If manufacturers want consumers to obey certain rules of use, they have lots of fair ways to encourage it. They could provide monetary incentives for compliance. They could void the warranty for failure to comply. They could refuse to provide customer service to those who modify their devices. Companies are free to encourage, even strongly encourage, following the rules. But they should not be allowed to force submission through the powerful tool of patent law.
To protect consumers from these zombie post-sale restraints, numerous consumer advocates have asked the Federal Circuit to reject the manufacturers’ theory of patent law. The manufacturers are fighting against these consumer rights, though. They claim that the restrictions on use that they impose on consumers are for the public good, protecting people from low-quality toner cartridges, ineffective drugs, unsanitary medical devices, and so on.
I’m all for protecting the public good, but I don’t know that I trust product manufacturers to be the best defenders of it. I certainly have doubts that a monopoly of control will cause manufacturers to act in my best interest. The car manufacturers right now argue that locking down vehicle software avoids “greatly increased risks to the safety and security of every American motorist, passenger, and pedestrian,” and yet that very locked down software is cheating emissions testing and is being hacked remotely on freeways.

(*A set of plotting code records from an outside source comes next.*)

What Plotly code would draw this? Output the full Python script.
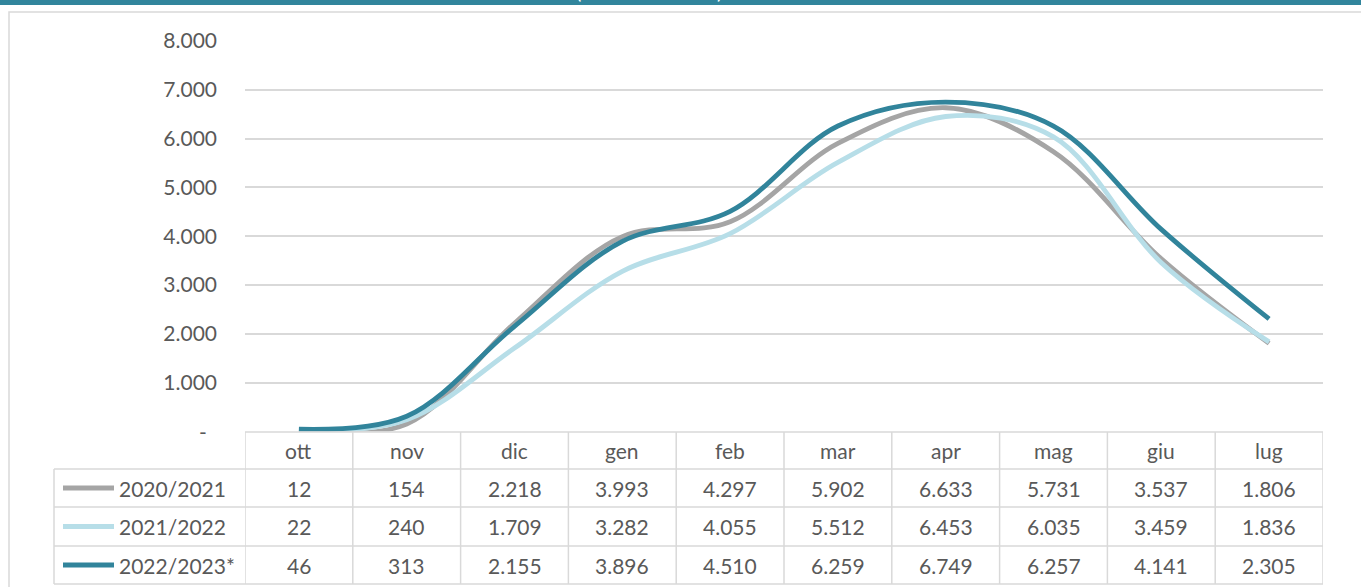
import plotly.graph_objects as go

# Monthly values per season
months = ["ott", "nov", "dic", "gen", "feb", "mar", "apr", "mag", "giu", "lug"]
season_names = ["2020/2021", "2021/2022", "2022/2023*"]
values_2020_2021 = [12, 154, 2218, 3993, 4297, 5902, 6633, 5731, 3537, 1806]
values_2021_2022 = [22, 240, 1709, 3282, 4055, 5512, 6453, 6035, 3459, 1836]
values_2022_2023 = [46, 313, 2155, 3896, 4510, 6259, 6749, 6257, 4141, 2305]
season_colors = ["#A5A5A5", "#B7DEE8", "#31849B"]

y_ticks = [1000, 2000, 3000, 4000, 5000, 6000, 7000, 8000]

W, H = 1361, 587
FONT = "Lato"
FS = 21
TXT = "#595959"
GRID = "#D9D9D9"


def py(p):
    """pixel row -> paper y"""
    return 1 - p / H


def px(p):
    """pixel column -> paper x"""
    return p / W


def fmt(v):
    return f"{v:,}".replace(",", ".")


series = [values_2020_2021, values_2021_2022, values_2022_2023]
x_idx = list(range(len(months)))

fig = go.Figure()
for name, vals, col in zip(season_names, series, season_colors):
    fig.add_trace(go.Scatter(
        x=x_idx, y=vals, name=name, mode="lines",
        line=dict(color=col, width=4.8, shape="spline", smoothing=1.0),
        showlegend=False, hoverinfo="skip",
    ))

# plot area geometry (pixels)
plot_left, plot_right = 245, 1323
plot_top, plot_bottom = 41, 431.5

shapes = []
annotations = []

# top banner
shapes.append(dict(type="rect", xref="paper", yref="paper",
                   x0=0, x1=1, y0=py(5), y1=1,
                   fillcolor="#31859C", line=dict(width=0), layer="below"))
annotations.append(dict(xref="paper", yref="paper", x=px(578), y=py(5),
                        text="(", showarrow=False, xanchor="center", yanchor="bottom",
                        font=dict(family=FONT, size=20, color="white")))
annotations.append(dict(xref="paper", yref="paper", x=px(719), y=py(5),
                        text=")", showarrow=False, xanchor="center", yanchor="bottom",
                        font=dict(family=FONT, size=20, color="white")))

# chart frame
shapes.append(dict(type="rect", xref="paper", yref="paper",
                   x0=px(9), x1=px(1375), y0=py(600), y1=py(12),
                   line=dict(color="#D9D9D9", width=1.5), layer="below"))

# zero label
annotations.append(dict(xref="paper", yref="y", x=px(203), y=0, text="-",
                        showarrow=False, xanchor="center", yanchor="middle",
                        font=dict(family=FONT, size=FS, color=TXT)))

# data table grid
row_edges = [432, 469, 507, 546, 584]
tl = dict(color=GRID, width=1.5)
# header top
shapes.append(dict(type="line", xref="x", yref="paper", x0=-0.5, x1=len(months) - 0.5,
                   y0=py(row_edges[0]), y1=py(row_edges[0]), line=tl))
for r in row_edges[1:]:
    shapes.append(dict(type="line", xref="paper", yref="paper", x0=px(54), x1=px(plot_right),
                       y0=py(r), y1=py(r), line=tl))
# column dividers
for i in range(len(months) + 1):
    shapes.append(dict(type="line", xref="x", yref="paper", x0=i - 0.5, x1=i - 0.5,
                       y0=py(row_edges[0]), y1=py(row_edges[-1]), line=tl))
shapes.append(dict(type="line", xref="paper", yref="paper", x0=px(54), x1=px(54),
                   y0=py(row_edges[1]), y1=py(row_edges[-1]), line=tl))

# header labels
hdr_y = py((row_edges[0] + row_edges[1]) / 2)
for i, m in enumerate(months):
    annotations.append(dict(xref="x", yref="paper", x=i, y=hdr_y, text=m,
                            showarrow=False, xanchor="center", yanchor="middle",
                            font=dict(family=FONT, size=FS, color=TXT)))

# table rows with legend keys
for k, (name, vals, col) in enumerate(zip(season_names, series, season_colors)):
    cy = (row_edges[k + 1] + row_edges[k + 2]) / 2
    shapes.append(dict(type="line", xref="paper", yref="paper",
                       x0=px(63), x1=px(114), y0=py(cy), y1=py(cy),
                       line=dict(color=col, width=5)))
    annotations.append(dict(xref="paper", yref="paper", x=px(117), y=py(cy), text=name,
                            showarrow=False, xanchor="left", yanchor="middle",
                            font=dict(family=FONT, size=FS, color=TXT)))
    for i, v in enumerate(vals):
        annotations.append(dict(xref="x", yref="paper", x=i, y=py(cy), text=fmt(v),
                                showarrow=False, xanchor="center", yanchor="middle",
                                font=dict(family=FONT, size=FS, color=TXT)))

fig.update_layout(
    width=W, height=H,
    margin=dict(l=0, r=0, t=0, b=0, pad=0, autoexpand=False),
    paper_bgcolor="white", plot_bgcolor="white",
    separators=",.",
    shapes=shapes, annotations=annotations,
    xaxis=dict(domain=[px(plot_left), px(plot_right)], range=[-0.5, len(months) - 0.5],
               showticklabels=False, showgrid=False, zeroline=False, showline=False,
               automargin=False, fixedrange=True),
    yaxis=dict(domain=[py(plot_bottom), py(plot_top)], range=[0, 8000],
               tickvals=y_ticks, ticktext=[fmt(v) for v in y_ticks],
               showgrid=True, gridcolor=GRID, gridwidth=1.5,
               zeroline=False, showline=False, ticks="",
               ticklabelstandoff=27, automargin=False,
               tickfont=dict(family=FONT, size=FS, color=TXT), fixedrange=True),
)

fig.write_html("out.html")
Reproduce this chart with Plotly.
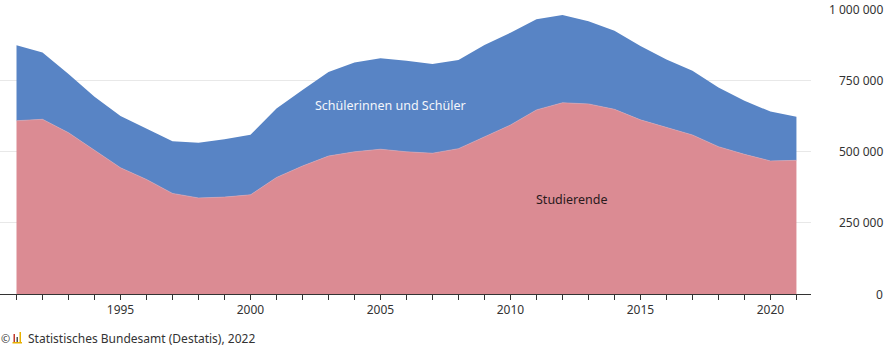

The Internet of Things raises many questions about the future, about privacy, data security, interconnectedness, and more. But in my mind, the threshold question is this: Whose future will it be? Will it be a future determined by the big companies who are selling us those Internet of Things devices? Or will it be one determined by us, the consumers, based on a free marketplace of devices and ways of using them? As courts and government agencies address these questions, we should continue to push them to support the interests of consumers, to support an Internet of Our Things rather than an Internet of Theirs.